### The request
Go through the listing and copy each line with the string "seaborn".
======== Source data ========
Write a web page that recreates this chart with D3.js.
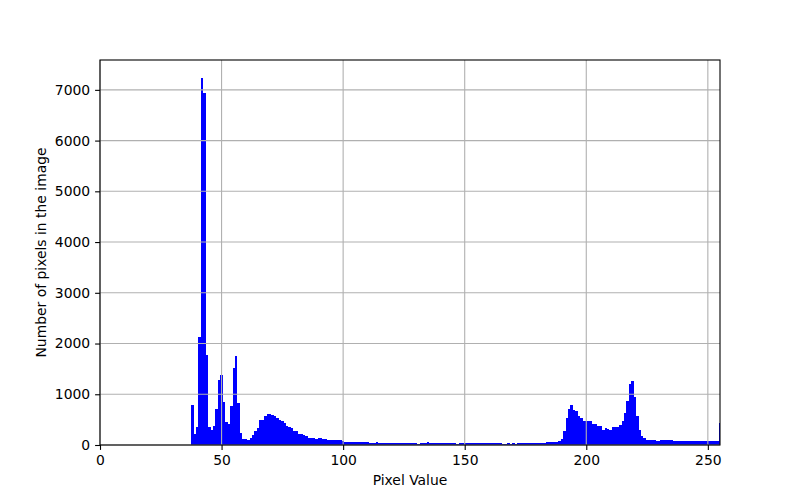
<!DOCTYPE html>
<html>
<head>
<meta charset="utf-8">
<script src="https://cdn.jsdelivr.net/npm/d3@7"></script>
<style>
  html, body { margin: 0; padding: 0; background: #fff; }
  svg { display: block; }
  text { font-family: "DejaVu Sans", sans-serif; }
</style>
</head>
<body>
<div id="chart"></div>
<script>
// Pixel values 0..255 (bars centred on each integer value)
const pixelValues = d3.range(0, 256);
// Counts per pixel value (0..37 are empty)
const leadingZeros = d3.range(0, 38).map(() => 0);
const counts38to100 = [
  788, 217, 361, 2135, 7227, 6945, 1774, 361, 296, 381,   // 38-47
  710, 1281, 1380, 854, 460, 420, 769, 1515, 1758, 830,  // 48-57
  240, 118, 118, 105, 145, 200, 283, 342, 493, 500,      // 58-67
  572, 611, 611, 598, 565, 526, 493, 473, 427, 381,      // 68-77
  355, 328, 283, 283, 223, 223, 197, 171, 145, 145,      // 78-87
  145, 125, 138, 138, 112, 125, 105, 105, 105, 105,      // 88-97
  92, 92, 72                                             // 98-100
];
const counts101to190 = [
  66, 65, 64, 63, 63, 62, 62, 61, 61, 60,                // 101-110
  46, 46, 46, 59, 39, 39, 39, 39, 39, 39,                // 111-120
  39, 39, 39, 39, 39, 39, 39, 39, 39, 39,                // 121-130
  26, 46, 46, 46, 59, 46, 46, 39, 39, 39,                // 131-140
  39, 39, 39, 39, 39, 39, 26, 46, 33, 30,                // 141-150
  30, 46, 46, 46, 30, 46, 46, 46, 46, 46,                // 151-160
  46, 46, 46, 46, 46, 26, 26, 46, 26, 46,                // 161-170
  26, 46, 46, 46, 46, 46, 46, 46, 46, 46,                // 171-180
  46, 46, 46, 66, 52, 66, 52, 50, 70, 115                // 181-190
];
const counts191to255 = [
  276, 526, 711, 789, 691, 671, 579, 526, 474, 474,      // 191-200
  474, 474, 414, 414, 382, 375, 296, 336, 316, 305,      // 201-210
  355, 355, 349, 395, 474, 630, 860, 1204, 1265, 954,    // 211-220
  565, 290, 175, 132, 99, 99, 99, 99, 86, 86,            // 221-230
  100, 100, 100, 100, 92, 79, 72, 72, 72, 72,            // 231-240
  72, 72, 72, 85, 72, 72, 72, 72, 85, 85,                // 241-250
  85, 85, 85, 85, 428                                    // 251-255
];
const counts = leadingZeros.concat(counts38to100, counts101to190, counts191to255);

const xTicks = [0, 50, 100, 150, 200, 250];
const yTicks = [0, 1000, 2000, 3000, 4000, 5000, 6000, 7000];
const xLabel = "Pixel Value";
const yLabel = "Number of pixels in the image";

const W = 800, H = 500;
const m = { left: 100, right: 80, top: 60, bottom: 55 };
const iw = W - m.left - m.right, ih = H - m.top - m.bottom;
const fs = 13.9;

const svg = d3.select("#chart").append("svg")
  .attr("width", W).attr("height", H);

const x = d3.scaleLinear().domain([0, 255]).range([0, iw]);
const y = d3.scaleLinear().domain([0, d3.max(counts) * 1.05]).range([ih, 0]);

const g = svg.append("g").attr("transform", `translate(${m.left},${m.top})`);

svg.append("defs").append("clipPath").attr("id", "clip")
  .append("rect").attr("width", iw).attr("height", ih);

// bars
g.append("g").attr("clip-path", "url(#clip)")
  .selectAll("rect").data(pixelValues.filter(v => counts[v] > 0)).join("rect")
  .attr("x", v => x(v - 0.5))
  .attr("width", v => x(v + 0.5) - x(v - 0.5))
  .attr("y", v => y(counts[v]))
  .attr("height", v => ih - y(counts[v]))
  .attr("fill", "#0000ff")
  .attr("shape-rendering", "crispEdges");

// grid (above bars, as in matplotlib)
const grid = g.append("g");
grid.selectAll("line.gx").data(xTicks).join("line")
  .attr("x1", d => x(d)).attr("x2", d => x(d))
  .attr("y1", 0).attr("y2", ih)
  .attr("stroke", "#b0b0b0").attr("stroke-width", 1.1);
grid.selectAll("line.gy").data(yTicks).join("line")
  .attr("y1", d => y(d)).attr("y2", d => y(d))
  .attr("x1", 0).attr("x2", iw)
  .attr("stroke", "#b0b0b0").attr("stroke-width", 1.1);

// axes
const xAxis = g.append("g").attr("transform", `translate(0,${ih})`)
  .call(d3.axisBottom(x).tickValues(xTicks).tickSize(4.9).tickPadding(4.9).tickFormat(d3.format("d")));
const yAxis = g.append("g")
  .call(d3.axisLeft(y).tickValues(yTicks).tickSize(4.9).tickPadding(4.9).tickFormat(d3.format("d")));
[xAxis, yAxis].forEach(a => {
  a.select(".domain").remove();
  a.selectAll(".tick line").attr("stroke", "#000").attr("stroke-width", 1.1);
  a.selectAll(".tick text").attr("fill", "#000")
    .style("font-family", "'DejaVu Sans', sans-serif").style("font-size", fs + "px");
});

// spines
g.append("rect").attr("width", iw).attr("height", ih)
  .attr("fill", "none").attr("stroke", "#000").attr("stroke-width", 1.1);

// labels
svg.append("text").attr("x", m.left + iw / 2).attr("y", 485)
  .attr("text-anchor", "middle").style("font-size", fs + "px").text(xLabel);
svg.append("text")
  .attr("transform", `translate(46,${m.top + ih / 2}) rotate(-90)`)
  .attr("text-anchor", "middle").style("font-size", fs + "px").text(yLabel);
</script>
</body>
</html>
========
======== Source data ========
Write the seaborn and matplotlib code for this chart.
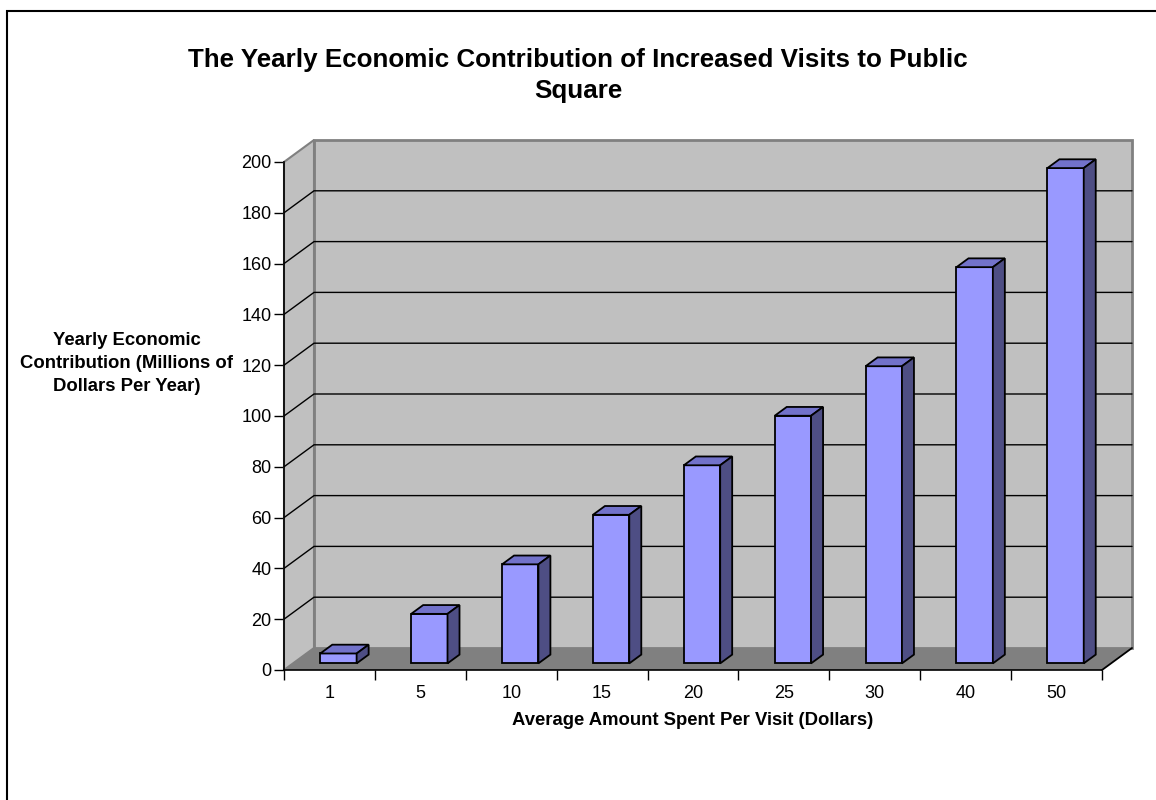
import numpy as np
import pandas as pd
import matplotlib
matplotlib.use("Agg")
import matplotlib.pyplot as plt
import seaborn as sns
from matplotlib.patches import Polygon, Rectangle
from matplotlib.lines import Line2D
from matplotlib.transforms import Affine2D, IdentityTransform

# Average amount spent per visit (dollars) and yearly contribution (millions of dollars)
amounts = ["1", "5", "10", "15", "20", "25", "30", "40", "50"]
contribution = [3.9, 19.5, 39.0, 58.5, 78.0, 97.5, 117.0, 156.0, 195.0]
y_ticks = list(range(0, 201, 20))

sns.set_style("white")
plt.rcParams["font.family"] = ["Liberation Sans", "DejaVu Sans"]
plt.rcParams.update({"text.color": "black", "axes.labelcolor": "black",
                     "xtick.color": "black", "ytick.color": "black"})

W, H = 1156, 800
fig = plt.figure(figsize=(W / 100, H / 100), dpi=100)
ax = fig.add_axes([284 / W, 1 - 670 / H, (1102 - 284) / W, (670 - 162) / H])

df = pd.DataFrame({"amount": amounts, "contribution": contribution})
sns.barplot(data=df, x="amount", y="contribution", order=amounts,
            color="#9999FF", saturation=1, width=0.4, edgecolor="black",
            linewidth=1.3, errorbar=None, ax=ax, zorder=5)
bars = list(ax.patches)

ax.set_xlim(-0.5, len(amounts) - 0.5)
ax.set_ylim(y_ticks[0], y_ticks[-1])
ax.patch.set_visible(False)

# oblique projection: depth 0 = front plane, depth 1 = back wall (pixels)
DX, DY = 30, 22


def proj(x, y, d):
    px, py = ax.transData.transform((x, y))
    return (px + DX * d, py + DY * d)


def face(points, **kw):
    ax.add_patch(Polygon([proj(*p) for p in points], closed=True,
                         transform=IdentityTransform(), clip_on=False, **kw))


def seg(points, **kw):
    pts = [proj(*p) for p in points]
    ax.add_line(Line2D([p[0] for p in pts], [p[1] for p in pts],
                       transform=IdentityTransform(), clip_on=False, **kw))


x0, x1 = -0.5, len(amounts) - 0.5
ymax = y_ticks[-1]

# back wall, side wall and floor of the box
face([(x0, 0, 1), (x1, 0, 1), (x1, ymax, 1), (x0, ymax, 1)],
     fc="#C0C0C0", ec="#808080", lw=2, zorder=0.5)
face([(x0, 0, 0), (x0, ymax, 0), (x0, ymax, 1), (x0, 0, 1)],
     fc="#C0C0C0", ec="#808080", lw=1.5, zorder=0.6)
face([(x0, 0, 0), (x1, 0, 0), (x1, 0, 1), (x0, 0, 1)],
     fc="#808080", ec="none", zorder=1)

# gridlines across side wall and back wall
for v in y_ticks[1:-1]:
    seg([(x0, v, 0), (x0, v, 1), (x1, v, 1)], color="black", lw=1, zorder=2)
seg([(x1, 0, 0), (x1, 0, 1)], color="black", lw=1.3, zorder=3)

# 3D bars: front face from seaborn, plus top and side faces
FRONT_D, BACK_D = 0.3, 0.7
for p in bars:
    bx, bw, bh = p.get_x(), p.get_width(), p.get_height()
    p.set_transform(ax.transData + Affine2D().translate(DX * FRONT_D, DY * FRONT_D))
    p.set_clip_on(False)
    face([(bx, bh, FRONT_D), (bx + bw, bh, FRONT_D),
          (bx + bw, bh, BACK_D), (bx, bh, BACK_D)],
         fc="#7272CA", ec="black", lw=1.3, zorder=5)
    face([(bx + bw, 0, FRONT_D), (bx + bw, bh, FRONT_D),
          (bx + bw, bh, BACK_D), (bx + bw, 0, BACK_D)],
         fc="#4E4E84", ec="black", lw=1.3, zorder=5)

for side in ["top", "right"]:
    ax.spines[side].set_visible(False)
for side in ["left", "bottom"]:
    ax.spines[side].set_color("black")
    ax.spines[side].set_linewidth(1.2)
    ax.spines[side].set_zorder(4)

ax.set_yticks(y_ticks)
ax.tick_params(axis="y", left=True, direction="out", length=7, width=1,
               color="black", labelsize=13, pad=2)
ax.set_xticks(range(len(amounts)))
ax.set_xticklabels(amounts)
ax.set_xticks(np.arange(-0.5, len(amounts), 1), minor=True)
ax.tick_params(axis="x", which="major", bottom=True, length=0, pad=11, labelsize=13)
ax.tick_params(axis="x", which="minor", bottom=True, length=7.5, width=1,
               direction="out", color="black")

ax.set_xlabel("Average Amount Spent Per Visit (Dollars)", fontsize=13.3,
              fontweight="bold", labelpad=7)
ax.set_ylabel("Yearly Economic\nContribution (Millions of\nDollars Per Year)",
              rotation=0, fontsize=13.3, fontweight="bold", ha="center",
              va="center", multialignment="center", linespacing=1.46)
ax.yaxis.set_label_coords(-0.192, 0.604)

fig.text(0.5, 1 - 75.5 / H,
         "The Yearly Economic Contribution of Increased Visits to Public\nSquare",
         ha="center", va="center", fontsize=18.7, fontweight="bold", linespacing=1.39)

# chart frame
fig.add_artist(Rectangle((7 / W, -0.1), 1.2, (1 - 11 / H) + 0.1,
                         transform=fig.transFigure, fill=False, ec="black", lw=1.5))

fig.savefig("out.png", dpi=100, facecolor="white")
========
======== Source data ========
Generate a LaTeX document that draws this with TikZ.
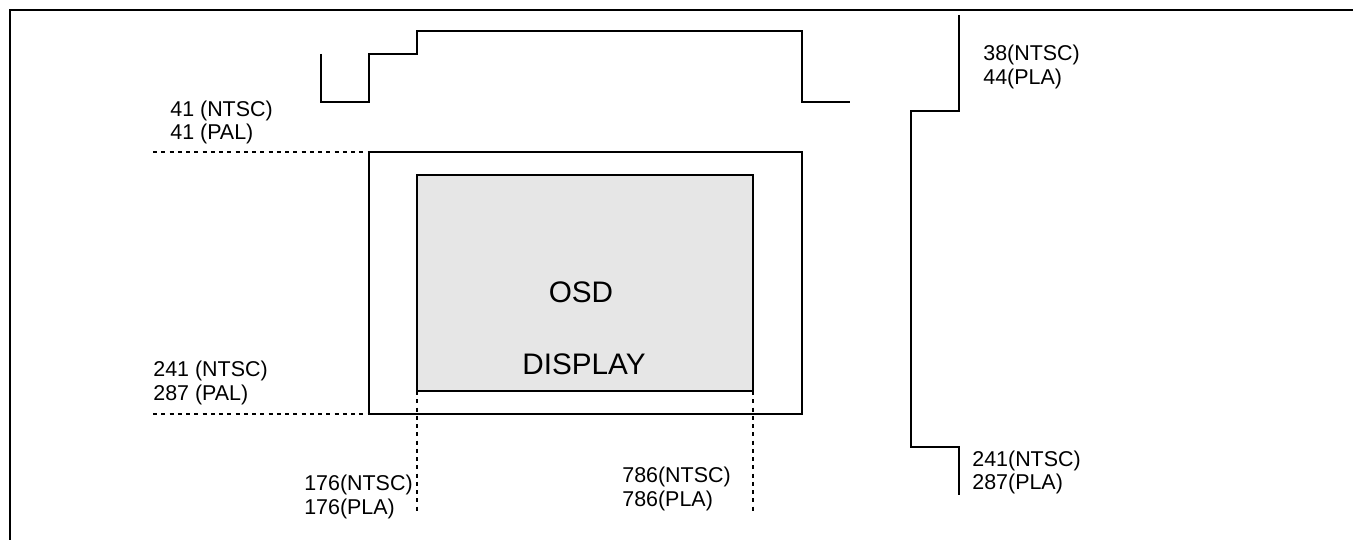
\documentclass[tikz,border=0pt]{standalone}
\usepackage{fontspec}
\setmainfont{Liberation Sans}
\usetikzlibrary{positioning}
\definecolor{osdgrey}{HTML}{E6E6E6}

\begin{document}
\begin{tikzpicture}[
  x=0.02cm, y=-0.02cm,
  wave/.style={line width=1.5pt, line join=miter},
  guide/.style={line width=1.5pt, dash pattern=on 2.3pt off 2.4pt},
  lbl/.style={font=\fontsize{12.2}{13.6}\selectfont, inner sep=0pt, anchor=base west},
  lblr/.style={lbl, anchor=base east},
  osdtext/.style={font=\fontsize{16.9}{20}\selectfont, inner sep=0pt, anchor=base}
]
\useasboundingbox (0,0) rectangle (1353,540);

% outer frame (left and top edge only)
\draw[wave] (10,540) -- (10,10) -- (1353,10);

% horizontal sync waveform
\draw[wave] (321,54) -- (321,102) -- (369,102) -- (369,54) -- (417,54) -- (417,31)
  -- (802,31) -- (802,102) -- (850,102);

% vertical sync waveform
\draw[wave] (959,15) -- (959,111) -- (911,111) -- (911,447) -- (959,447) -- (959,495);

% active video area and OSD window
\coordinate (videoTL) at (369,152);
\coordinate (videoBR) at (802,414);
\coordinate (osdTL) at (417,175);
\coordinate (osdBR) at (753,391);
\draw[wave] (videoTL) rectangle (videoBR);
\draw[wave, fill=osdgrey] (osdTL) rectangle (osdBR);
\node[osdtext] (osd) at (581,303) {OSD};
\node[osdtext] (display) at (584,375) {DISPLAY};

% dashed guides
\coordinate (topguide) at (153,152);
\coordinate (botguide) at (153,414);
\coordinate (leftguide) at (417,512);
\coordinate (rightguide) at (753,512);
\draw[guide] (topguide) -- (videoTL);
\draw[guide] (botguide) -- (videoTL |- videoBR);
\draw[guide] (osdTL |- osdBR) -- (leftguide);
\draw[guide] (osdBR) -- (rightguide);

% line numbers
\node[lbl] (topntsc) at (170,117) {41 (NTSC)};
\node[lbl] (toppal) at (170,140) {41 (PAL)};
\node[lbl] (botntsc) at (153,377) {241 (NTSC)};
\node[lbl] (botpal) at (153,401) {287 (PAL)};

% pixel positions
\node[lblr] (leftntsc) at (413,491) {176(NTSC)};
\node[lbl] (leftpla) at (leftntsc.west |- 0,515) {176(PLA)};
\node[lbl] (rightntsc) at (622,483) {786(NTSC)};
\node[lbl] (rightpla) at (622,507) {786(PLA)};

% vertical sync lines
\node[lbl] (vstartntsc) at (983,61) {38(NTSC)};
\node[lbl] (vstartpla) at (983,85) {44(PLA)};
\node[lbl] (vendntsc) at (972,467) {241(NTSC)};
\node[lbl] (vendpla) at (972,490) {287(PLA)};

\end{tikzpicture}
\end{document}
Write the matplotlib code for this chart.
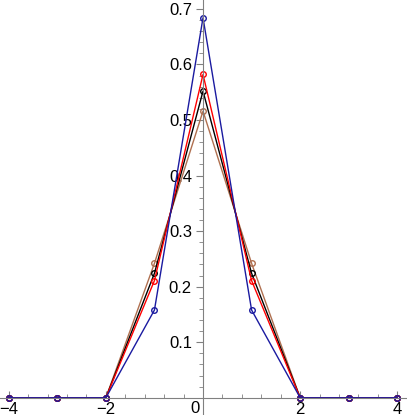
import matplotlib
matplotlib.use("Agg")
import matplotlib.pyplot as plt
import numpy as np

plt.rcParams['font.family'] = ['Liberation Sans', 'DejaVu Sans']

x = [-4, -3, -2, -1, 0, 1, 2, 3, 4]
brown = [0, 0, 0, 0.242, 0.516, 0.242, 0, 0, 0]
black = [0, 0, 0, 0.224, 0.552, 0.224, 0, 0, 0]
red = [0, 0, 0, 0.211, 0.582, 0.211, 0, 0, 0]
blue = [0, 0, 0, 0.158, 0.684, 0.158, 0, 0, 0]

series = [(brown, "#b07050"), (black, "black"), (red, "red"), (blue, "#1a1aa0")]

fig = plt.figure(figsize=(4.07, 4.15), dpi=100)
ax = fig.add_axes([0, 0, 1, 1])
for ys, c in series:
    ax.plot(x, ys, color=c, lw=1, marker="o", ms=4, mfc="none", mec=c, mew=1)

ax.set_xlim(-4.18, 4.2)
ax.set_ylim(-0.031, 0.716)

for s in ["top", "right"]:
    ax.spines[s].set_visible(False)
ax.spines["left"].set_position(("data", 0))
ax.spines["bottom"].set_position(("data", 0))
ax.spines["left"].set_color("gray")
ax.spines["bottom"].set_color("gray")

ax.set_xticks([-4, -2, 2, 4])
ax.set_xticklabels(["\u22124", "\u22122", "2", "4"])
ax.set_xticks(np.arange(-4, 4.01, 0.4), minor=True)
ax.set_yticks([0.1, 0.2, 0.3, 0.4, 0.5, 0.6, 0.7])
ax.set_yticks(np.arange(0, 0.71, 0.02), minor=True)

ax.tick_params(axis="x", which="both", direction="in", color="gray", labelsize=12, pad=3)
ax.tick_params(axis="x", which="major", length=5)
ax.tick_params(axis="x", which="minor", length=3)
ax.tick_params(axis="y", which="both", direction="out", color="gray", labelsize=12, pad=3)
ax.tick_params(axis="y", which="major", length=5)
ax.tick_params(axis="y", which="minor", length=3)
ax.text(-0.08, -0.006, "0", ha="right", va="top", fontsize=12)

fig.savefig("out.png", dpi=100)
========
### Solution to this exercise
Write the seaborn and matplotlib code for this chart.
import seaborn as sns
# 3D bars: front face from seaborn, plus top and side faces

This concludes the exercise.